My practice setup is a Fender Rumble 100. It’s a great combo amp, nice sound. And it has quite the punch for a 22 lb combo. When I play my Fender Player Series Mustang PJ bass, there is constant hum out of amp, unless I have my fingers on the strings. When I play my Sterling Stingray 5HH, there is no hum. I know it is probably something simple, so don’t judge me too harshly.
UPDATE - Turned the Gain way down on the Rumble and it is much better. I am in a small old bedroom in my house for a practice room, and I have limited space. I use, for practice, shall I say, cheap D’Addario cables (10 ft). If I move a couple of feet farther from the amp, the hum goes away. It could be the cable being coiled up on the floor. I am going to ask my trusted luthier at the local store about shielding on that Fender Mustang. My Stingray 5HH doesn’t have the issue.
I’ll try to remember to attach a youtube vid which may fix this when I get home,
In short modifying a patch cable with resistors into a sort of noise gate using the effects loop.
I will build a a couple of these to test on mate’s noisy amps-if they have an effects loop.
FWIW I have a Rumble 100 with no hum, but we have pretty good grounding in Australia
When you touch the strings you’re completing the ground path (strings → bridge → ground wire → electronics → amp). If the bass or cable shielding isn’t perfect, you become the missing link and the hum drops.
One thing to consider is eliminating the source of the EFI interference. Shielding is of limited benefit as the front of the pickups are still exposed. Also make sure to properly ground the shielding too or it won’t do much of anything.
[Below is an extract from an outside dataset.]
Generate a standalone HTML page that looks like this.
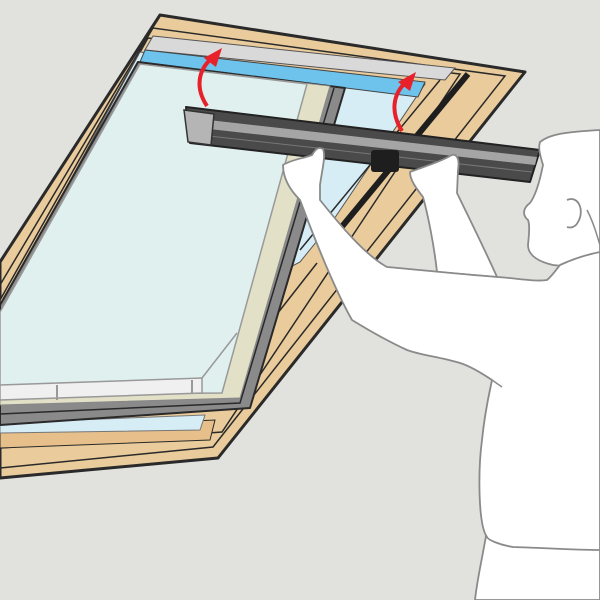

But shielding definitely doesn’t hurt. I greatly prefer the paint to the tape but YMMV.
Yes, this has been my experience. I get no buzz at all from my Ibanez EHB when playing at home, but in my mini chalet in Chamonix in the winter I get terrible hum when I’m not in contact with the strings (great muting discipline!). So I’ve always assumed it is just a noisy environment. Being a small single room chalet there’s a lot of noisy stuff in a small space: wifi, my computer and monitor, kitchen stuff etc. all packed into 4m x 4m.
I had not thought about the other electrical interference. There are two desktop computers (pc and mac) and HD tv, wireless printer, cable modem and wireless router, all in the smallest room in my house. Turning the Gain way down on that Rumble 100 has certainly helped. It makes my Stringray sound better too.